With all that in mind, The Ringer’s Danny Kelly gave them an A+ and an A- for their first round picks. Suddenly, everyone in Washington is happy and hopeful. Well, everyone except the head coach.

Winner: Reggie Wayne

Ex-players announcing draft picks has become a tradition at this point. So has ex-players trolling their old divisional rivals while doing so. David Akers performance last year in Dallas was probably the standard-bearer coming into this year’s draft. It’s not anymore.

Stock up: Meditation

My ESPN feed cut out for eight minutes over the weekend, and I experienced something foreign and scary.

There were no talking heads, no highlight packages, no music.
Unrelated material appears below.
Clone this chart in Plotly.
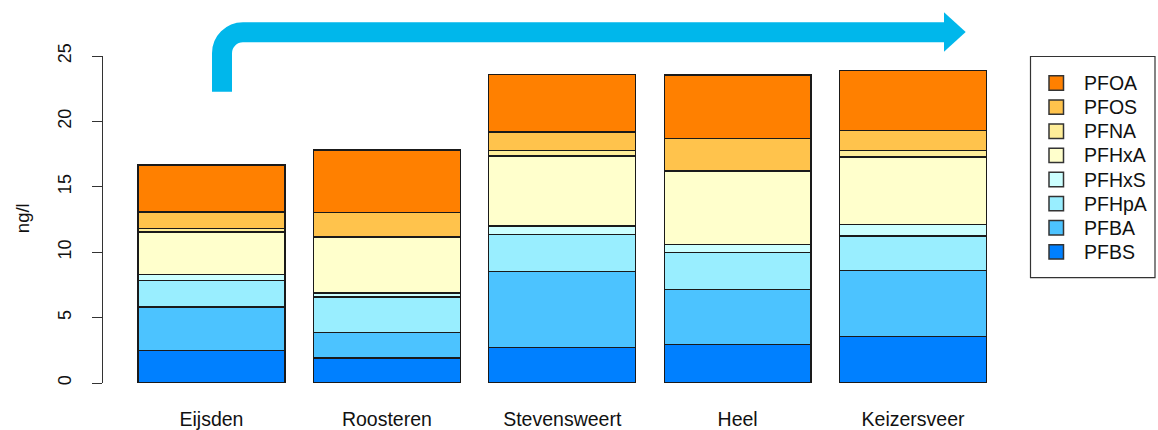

Just silence.

There were no graphics of the best players still available, no crowd shots, no live looks at football players staring down at their phones. Just a black screen.

The peace and quiet was so revelatory, I had an epiphany. I’d been looking at screens so long, awash in a sea of sights and sounds, I’d forgotten what it was like to just be. It was glorious.

Then the feed came back and I watched 10 more hours of draft coverage.